Monkeys surrounded the bungalow. One, a large male, climbed a nearby tree and tried to stare me down. The hotel staff recommended that you avoid eye contact with the macaqs, especially the large males. But I couldn’t help it. This one lifted his eyebrows to make his eyes look bigger. It was creepy. I wondered if he had my pens.

There is a point at which you realize the futility of your actions. A point at which you just give up looking for a pen. Pick up your surfboard and test out your theories. Before my husband and I left for this surfing-and-diving-and-dipping-my-toe-back-into-risk-taking trip in Indonesia, I was cranking on my book. He was cranking at the ski area. Getting pre-season projects finished. Making sure all the details were in place before the snow started to fall. My plan was to finish a book proposal before ski patrol duties took most of my time.

Heaven on the planet

October wouldn’t have seemed an ideal time to get off the grid and chill. But it never is. Not until you are there, sitting on a porch overlooking Ekas Bay, a long, shallow bay, known to some of the locals for its fishing, surrounded by monkeys and a rising swell, that you truly appreciate the importance of it. For your soul.

The boat deposited us in the water, a few paddle strokes from Outside Ekas. The swell was rising, but still small by local standards. That was fine enough with me. A few other surfers bobbed in the water, raising their hands in hello. In just a few short days, I’d already met everyone here: we’d drank Bintangs together and swapped stories of how we’d found out about this place. John and I waited our turn, watching the swell rise and break. The waves were inconsistent.
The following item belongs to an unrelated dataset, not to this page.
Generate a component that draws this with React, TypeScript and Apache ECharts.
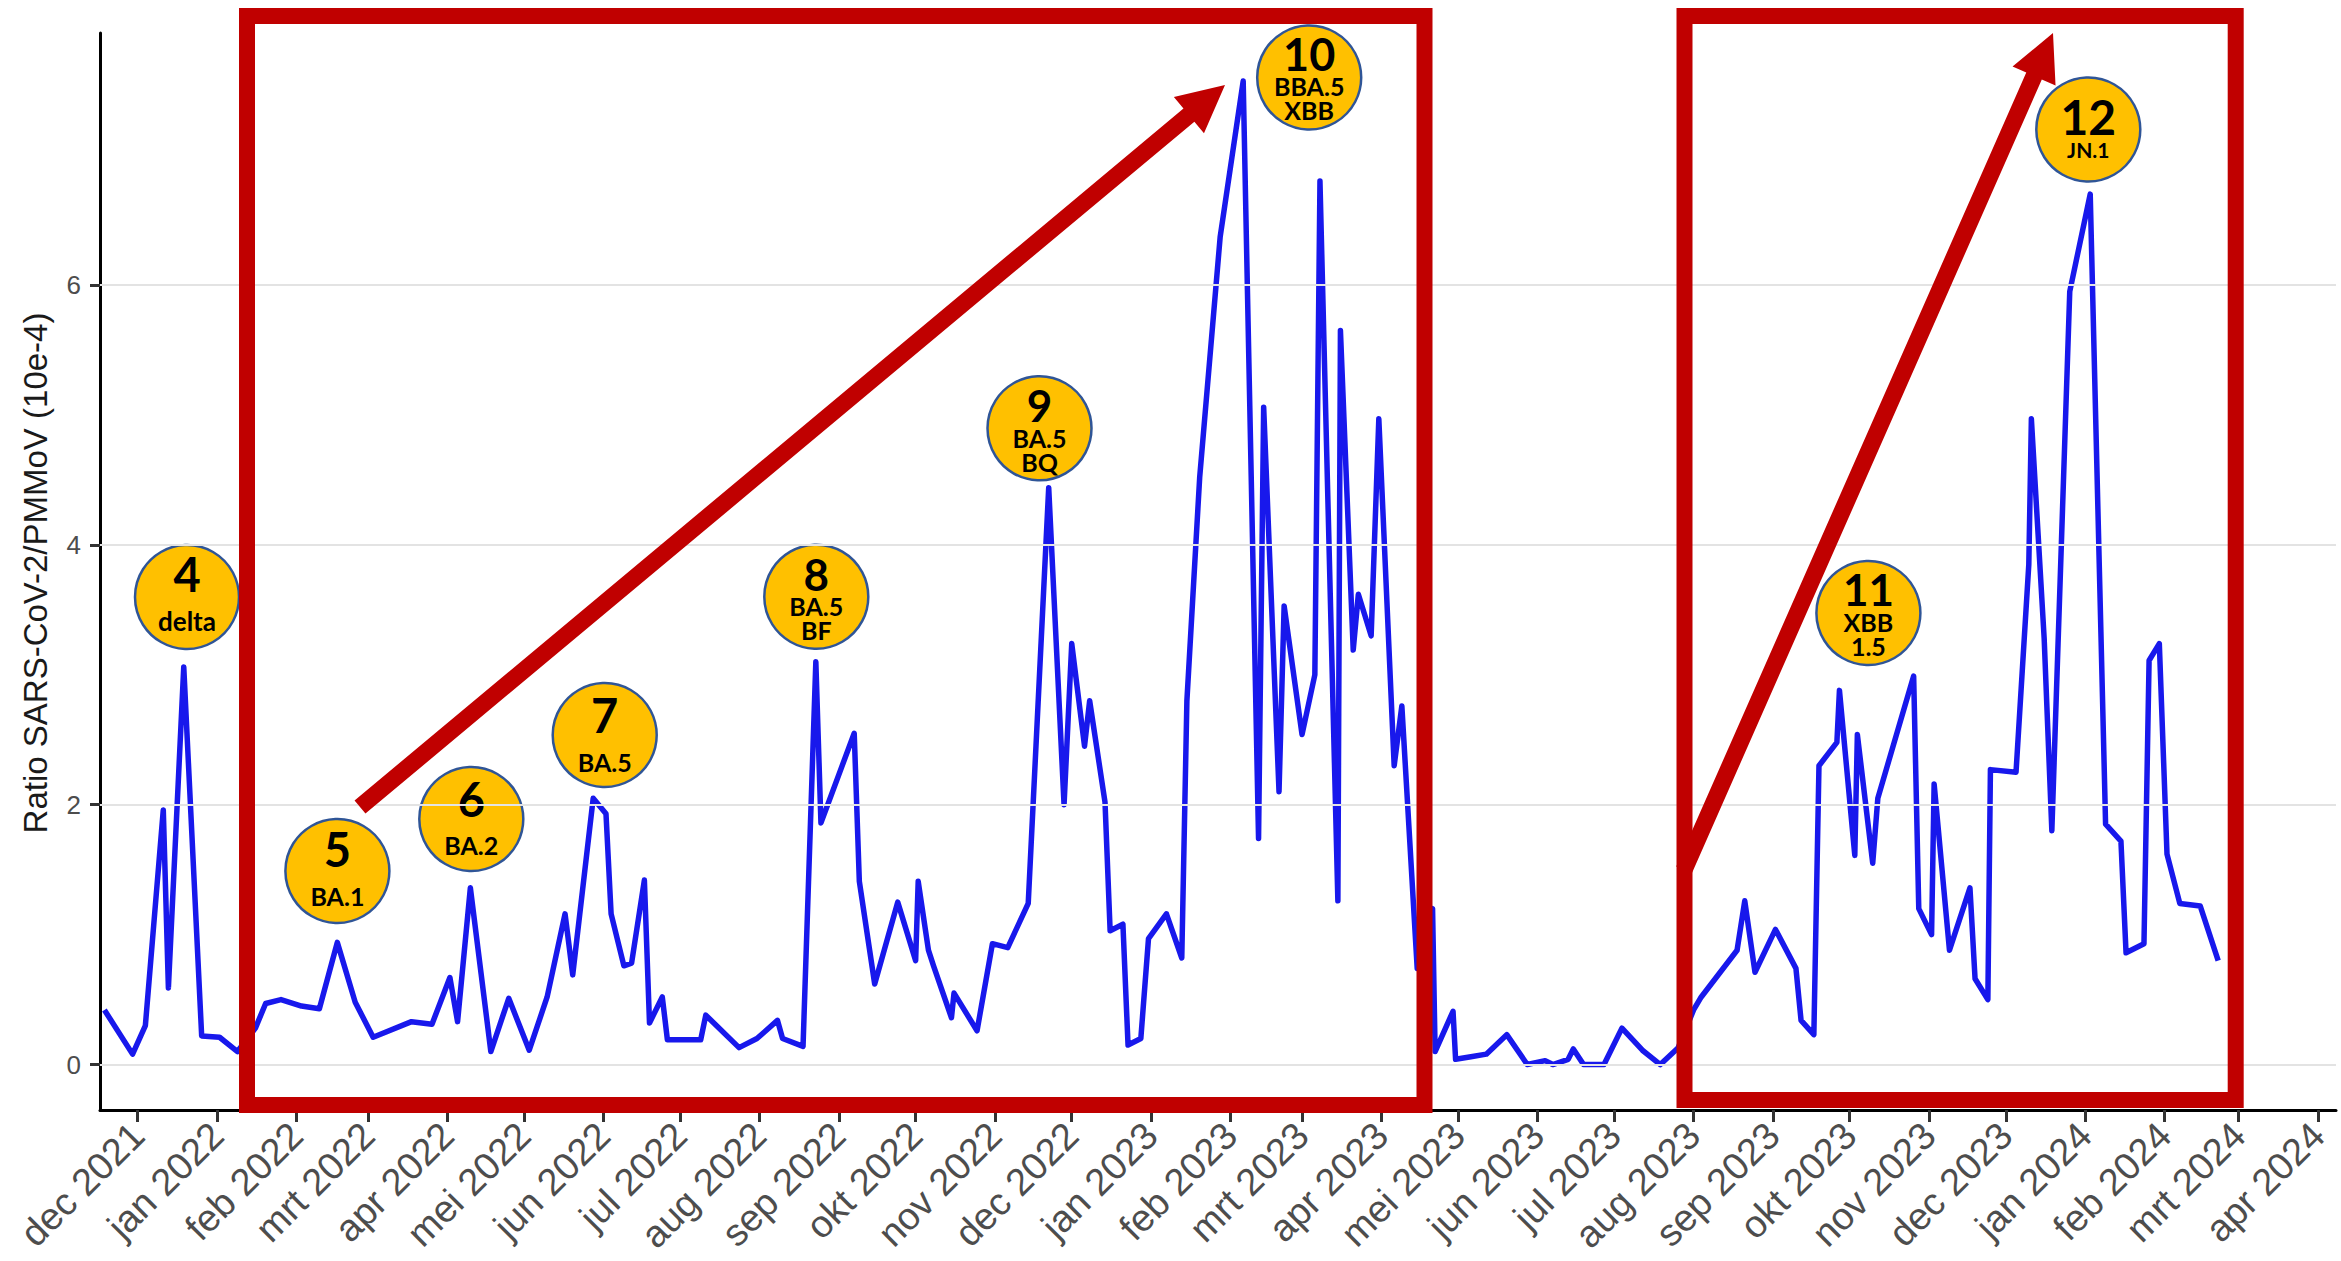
import { useEffect, useRef } from "react";
import * as echarts from "echarts";

// Sample dates and SARS-CoV-2/PMMoV ratios (x 10e-4)
const SAMPLE_DATES = [
  "2021-11-18", "2021-11-29", "2021-12-04", "2021-12-11", "2021-12-13", "2021-12-19", "2021-12-26",
  "2022-01-02", "2022-01-09", "2022-01-16", "2022-01-20", "2022-01-26", "2022-02-03", "2022-02-10",
  "2022-02-17", "2022-02-24", "2022-03-03", "2022-03-18", "2022-03-26", "2022-04-02", "2022-04-05",
  "2022-04-10", "2022-04-18", "2022-04-25", "2022-05-03", "2022-05-10", "2022-05-17", "2022-05-20",
  "2022-05-28", "2022-06-02", "2022-06-04", "2022-06-09", "2022-06-12", "2022-06-17", "2022-06-19",
  "2022-06-24", "2022-06-26", "2022-07-09", "2022-07-11", "2022-07-24", "2022-07-31", "2022-08-08",
  "2022-08-10", "2022-08-18", "2022-08-23", "2022-08-25", "2022-09-07", "2022-09-09", "2022-09-15",
  "2022-09-24", "2022-10-01", "2022-10-02", "2022-10-06", "2022-10-08", "2022-10-15", "2022-10-16",
  "2022-10-25", "2022-10-31", "2022-11-06", "2022-11-14", "2022-11-22", "2022-11-28", "2022-12-01",
  "2022-12-06", "2022-12-08", "2022-12-14", "2022-12-16", "2022-12-21", "2022-12-23", "2022-12-28",
  "2022-12-31", "2023-01-07", "2023-01-13", "2023-01-15", "2023-01-20", "2023-01-28", "2023-02-06",
  "2023-02-12", "2023-02-14", "2023-02-20", "2023-02-22", "2023-03-01", "2023-03-06", "2023-03-08",
  "2023-03-15", "2023-03-16", "2023-03-21", "2023-03-23", "2023-03-28", "2023-03-31", "2023-04-06",
  "2023-04-09", "2023-04-15", "2023-04-21", "2023-04-22", "2023-04-29", "2023-04-30", "2023-05-06",
  "2023-05-12", "2023-05-20", "2023-05-28", "2023-06-04", "2023-06-07", "2023-06-13", "2023-06-15",
  "2023-06-19", "2023-06-27", "2023-07-04", "2023-07-12", "2023-07-19", "2023-07-26", "2023-08-01",
  "2023-08-04", "2023-08-18", "2023-08-21", "2023-08-25", "2023-09-02", "2023-09-10", "2023-09-12",
  "2023-09-17", "2023-09-19", "2023-09-26", "2023-09-27", "2023-10-03", "2023-10-04", "2023-10-10",
  "2023-10-12", "2023-10-26", "2023-10-28", "2023-11-02", "2023-11-03", "2023-11-09", "2023-11-17",
  "2023-11-19", "2023-11-24", "2023-11-25", "2023-12-05", "2023-12-10", "2023-12-11", "2023-12-16",
  "2023-12-19", "2023-12-26", "2024-01-03", "2024-01-09", "2024-01-15", "2024-01-17", "2024-01-24",
  "2024-01-26", "2024-01-30", "2024-02-02", "2024-02-07", "2024-02-15", "2024-02-22",
];

const RATIO_VALUES = [
  0.42, 0.08, 0.30, 1.96, 0.59, 3.06, 0.22,
  0.21, 0.10, 0.28, 0.47, 0.50, 0.45, 0.43,
  0.94, 0.48, 0.21, 0.33, 0.31, 0.67, 0.33,
  1.36, 0.10, 0.51, 0.11, 0.52, 1.16, 0.69,
  2.05, 1.93, 1.16, 0.76, 0.78, 1.42, 0.32,
  0.52, 0.19, 0.19, 0.38, 0.13, 0.20, 0.34,
  0.20, 0.14, 3.10, 1.86, 2.55, 1.41, 0.62,
  1.25, 0.80, 1.41, 0.88, 0.76, 0.36, 0.55,
  0.26, 0.93, 0.90, 1.24, 4.44, 2.00, 3.24,
  2.45, 2.80, 2.02, 1.03, 1.08, 0.15, 0.20,
  0.97, 1.16, 0.82, 2.80, 4.52, 6.37, 7.57,
  1.74, 5.06, 2.10, 3.53, 2.54, 3.00, 6.80,
  1.26, 5.65, 3.19, 3.62, 3.30, 4.97, 2.30,
  2.76, 0.74, 1.20, 0.10, 0.41, 0.04, 0.06,
  0.08, 0.23, 0.00, 0.03, 0.00, 0.04, 0.12,
  0.00, 0.00, 0.28, 0.11, 0.00, 0.13, 0.42,
  0.52, 0.88, 1.26, 0.71, 1.04, 0.74, 0.34,
  0.23, 2.30, 2.48, 2.88, 1.61, 2.54, 1.55,
  2.05, 2.99, 1.20, 1.00, 2.16, 0.88, 1.36,
  0.66, 0.50, 2.27, 2.25, 3.85, 4.97, 3.28,
  1.80, 5.95, 6.70, 1.85, 1.72, 0.86, 0.93,
  3.11, 3.24, 1.62, 1.24, 1.22, 0.80,
];

// Monthly axis ticks and Dutch month abbreviations
const MONTH_TICKS = [
  "2021-12-01", "2022-01-01", "2022-02-01", "2022-03-01", "2022-04-01", "2022-05-01",
  "2022-06-01", "2022-07-01", "2022-08-01", "2022-09-01", "2022-10-01", "2022-11-01",
  "2022-12-01", "2023-01-01", "2023-02-01", "2023-03-01", "2023-04-01", "2023-05-01",
  "2023-06-01", "2023-07-01", "2023-08-01", "2023-09-01", "2023-10-01", "2023-11-01",
  "2023-12-01", "2024-01-01", "2024-02-01", "2024-03-01", "2024-04-01",
];
const MONTH_NAMES = ["jan", "feb", "mrt", "apr", "mei", "jun", "jul", "aug", "sep", "okt", "nov", "dec"];

const Y_TICKS = [0, 2, 4, 6];
const Y_TITLE = "Ratio SARS-CoV-2/PMMoV (10e-4)";

const X_MIN = "2021-11-16T06:30:00Z";
const X_MAX = "2024-04-08T01:00:00Z";
const Y_MIN = -0.35;
const Y_MAX = 7.94;

// Variant wave badges
const BADGE_NUMBERS = ["4", "5", "6", "7", "8", "9", "10", "11", "12"];
const BADGE_LABELS = [
  ["delta"], ["BA.1"], ["BA.2"], ["BA.5"], ["BA.5", "BF"], ["BA.5", "BQ"],
  ["BBA.5", "XBB"], ["XBB", "1.5"], ["JN.1"],
];

// Badge layout (pixels)
const BADGE_CENTERS = [
  [187, 597], [337.4, 871], [471.3, 819], [604.7, 735], [816.3, 596.7],
  [1039.5, 428.3], [1309.2, 77.5], [1868.4, 613], [2088.3, 129.5],
];
const BADGE_SHIFT = [0.5, 1.5, 3, 3.5, 1, 1, 0.5, 0, 3];
const BADGE_NUMBER_SIZE = [47, 47, 47, 47, 44, 44, 45, 44, 48];
const BADGE_NUMBER_LINE = [47, 47, 46, 47, 41, 41, 40, 42, 33];
const BADGE_LABEL_SIZE = [26, 25, 25, 25, 25, 25, 25, 25, 21];
const BADGE_LABEL_LINE = [47, 47, 46, 47, 24, 24, 24, 24, 33];
const BADGE_RADIUS = 52;

// Highlight frames and trend arrows (pixels)
const FRAMES = [
  { x: 247, y: 16, w: 1177.5, h: 1089 },
  { x: 1684.5, y: 16, w: 551.2, h: 1084 },
];
const ARROWS = [
  { from: [360, 807], to: [1225, 85] },
  { from: [1684, 870], to: [2053, 33] },
];

const RED = "#C00000";

const toTime = (s: string) => Date.parse(s.length === 10 ? s + "T00:00:00Z" : s);

function arrowPoints(from: number[], to: number[]) {
  const shaft = 17;
  const headLen = 47;
  const headW = 47;
  const dx = to[0] - from[0];
  const dy = to[1] - from[1];
  const len = Math.hypot(dx, dy);
  const ux = dx / len;
  const uy = dy / len;
  const nx = -uy;
  const ny = ux;
  const bx = to[0] - ux * headLen;
  const by = to[1] - uy * headLen;
  const p = (x: number, y: number, k: number) => [x + nx * k, y + ny * k];
  return [
    p(from[0], from[1], shaft / 2),
    p(bx, by, shaft / 2),
    p(bx, by, headW / 2),
    [to[0], to[1]],
    p(bx, by, -headW / 2),
    p(bx, by, -shaft / 2),
    p(from[0], from[1], -shaft / 2),
  ];
}

function buildGraphics() {
  const els: any[] = [];

  els.push({
    type: "text",
    x: 35.5,
    y: 573,
    rotation: Math.PI / 2,
    z: 50,
    style: {
      text: Y_TITLE,
      fontSize: 33,
      fontFamily: "Liberation Sans",
      fill: "#1a1a1a",
      align: "center",
      verticalAlign: "middle",
    },
  });

  FRAMES.forEach((f) => {
    els.push({
      type: "rect",
      z: 100,
      shape: { x: f.x, y: f.y, width: f.w, height: f.h },
      style: { fill: "none", stroke: RED, lineWidth: 16, lineJoin: "miter" },
    });
  });

  ARROWS.forEach((a) => {
    els.push({
      type: "polygon",
      z: 101,
      shape: { points: arrowPoints(a.from, a.to) },
      style: { fill: RED, stroke: "none" },
    });
  });

  BADGE_NUMBERS.forEach((num, i) => {
    const [cx, cy] = BADGE_CENTERS[i];
    const lines = ["{n|" + num + "}"].concat(BADGE_LABELS[i].map((l) => "{l|" + l + "}"));
    els.push({
      type: "group",
      z: 102,
      children: [
        {
          type: "circle",
          shape: { cx, cy, r: BADGE_RADIUS },
          style: { fill: "#FFC000", stroke: "#2F5597", lineWidth: 2.5 },
        },
        {
          type: "text",
          x: cx,
          y: cy + BADGE_SHIFT[i],
          style: {
            text: lines.join("\n"),
            align: "center",
            verticalAlign: "middle",
            fontFamily: "Lato",
            fontWeight: "bold",
            fill: "#000",
            rich: {
              n: {
                fontSize: BADGE_NUMBER_SIZE[i],
                lineHeight: BADGE_NUMBER_LINE[i],
                fontWeight: "bold",
                fontFamily: "Lato",
                fill: "#000",
                align: "center",
              },
              l: {
                fontSize: BADGE_LABEL_SIZE[i],
                lineHeight: BADGE_LABEL_LINE[i],
                fontWeight: "bold",
                fontFamily: "Lato",
                fill: "#000",
                align: "center",
              },
            },
          },
        },
      ],
    });
  });

  return els;
}

export default function App() {
  const ref = useRef<HTMLDivElement>(null);

  useEffect(() => {
    if (!ref.current) return;
    document.body.style.margin = "0";
    const chart = echarts.init(ref.current, undefined, { renderer: "svg" });

    const monthTimes = MONTH_TICKS.map(toTime);
    const linePoints = SAMPLE_DATES.map((d, i) => [toTime(d), RATIO_VALUES[i]]);

    chart.setOption({
      animation: false,
      backgroundColor: "#ffffff",
      textStyle: { fontFamily: "Liberation Sans" },
      grid: {
        left: 100,
        right: 5,
        top: 33,
        bottom: 151,
        containLabel: false,
        outerBoundsMode: "none",
      },
      xAxis: {
        // timestamps on a linear axis so that month ticks can be placed exactly
        type: "value",
        min: toTime(X_MIN),
        max: toTime(X_MAX),
        axisLine: { show: true, onZero: false, lineStyle: { color: "#000", width: 3 } },
        axisTick: {
          show: true,
          customValues: monthTimes,
          length: 12,
          lineStyle: { color: "#333", width: 3 },
        },
        axisLabel: {
          customValues: monthTimes,
          formatter: (v: number) => {
            const d = new Date(v);
            return MONTH_NAMES[d.getUTCMonth()] + " " + d.getUTCFullYear();
          },
          rotate: 45,
          align: "right",
          verticalAlign: "middle",
          margin: 19,
          fontSize: 38,
          color: "#4d4d4d",
          fontFamily: "Liberation Sans",
        },
        splitLine: { show: false },
      },
      yAxis: {
        type: "value",
        min: Y_MIN,
        max: Y_MAX,
        axisLine: { show: true, onZero: false, lineStyle: { color: "#000", width: 3 } },
        axisTick: {
          show: true,
          customValues: Y_TICKS,
          length: 10,
          lineStyle: { color: "#333", width: 3 },
        },
        axisLabel: {
          customValues: Y_TICKS,
          fontSize: 26,
          color: "#4d4d4d",
          margin: 19,
          fontFamily: "Liberation Sans",
        },
        splitLine: { show: false },
      },
      series: [
        {
          type: "line",
          data: [],
          z: 1,
          silent: true,
          markLine: {
            silent: true,
            symbol: "none",
            label: { show: false },
            lineStyle: { color: "#e3e3e3", width: 2, type: "solid" },
            data: Y_TICKS.map((v) => ({ yAxis: v })),
          },
        },
        {
          type: "line",
          data: linePoints,
          showSymbol: false,
          z: 3,
          lineStyle: { color: "#1818ec", width: 5.5, join: "round" },
        },
      ],
      graphic: buildGraphics(),
    });

    return () => chart.dispose();
  }, []);

  return (
    <div
      ref={ref}
      style={{ position: "absolute", left: 0, top: 0, width: 2341, height: 1261, background: "#fff" }}
    />
  );
}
Am I a risk taker? I paddled into the lineup and watched a wave rise behind me. I turned and swam. This was a big wave, and I was in the prime spot to catch it. I hardly had to paddle and I was up, riding the glassy curve, my surfboard firm and solid beneath me. I was surfing. I was really surfing. In the water, Jason, one of the really great surfers at the break, smiled. He raised his fist in solidarity. That was another strange thing about this place: everyone cheered each other on.

This would be the wave by which all others were judged. I knew this before it was even over. I was on it, cutting back and forth, working the wave like a ski slope. My smile cracked my face, and the wave petered out below me. A rush of adrenaline flowed out of me and the dopamine flowed in. I was high on brain chemicals: blissed out and happy. I’m not sure if I’d call myself a risk taker. Sure, I take calculated risks, but the true thrill seekers never consider their actions risky. Paddling into a big wave is not a gamble; they know they can surf it. The trick is to tamp down the adrenaline while in the moment. Give into it and you might panic or choke. People think thrill seekers are adrenaline junkies. But that isn’t true. Most thrill seekers I’ve known work hard to keep the adrenaline in check. It’s the after-effect, the dopamine, that offers the big rewards.

As I paddled back to the waiting boat a few hours later, I had to remember to stop smiling to keep myself from swallowing water. Bliss still coursed through my veins. I caught several more waves, but none quite as good or as long or as glassy as that first. My arms and shoulders felt heavy as I pulled myself into the boat. Being off the grid in Indonesia was certainly heaven on the planet. It was Bintang time.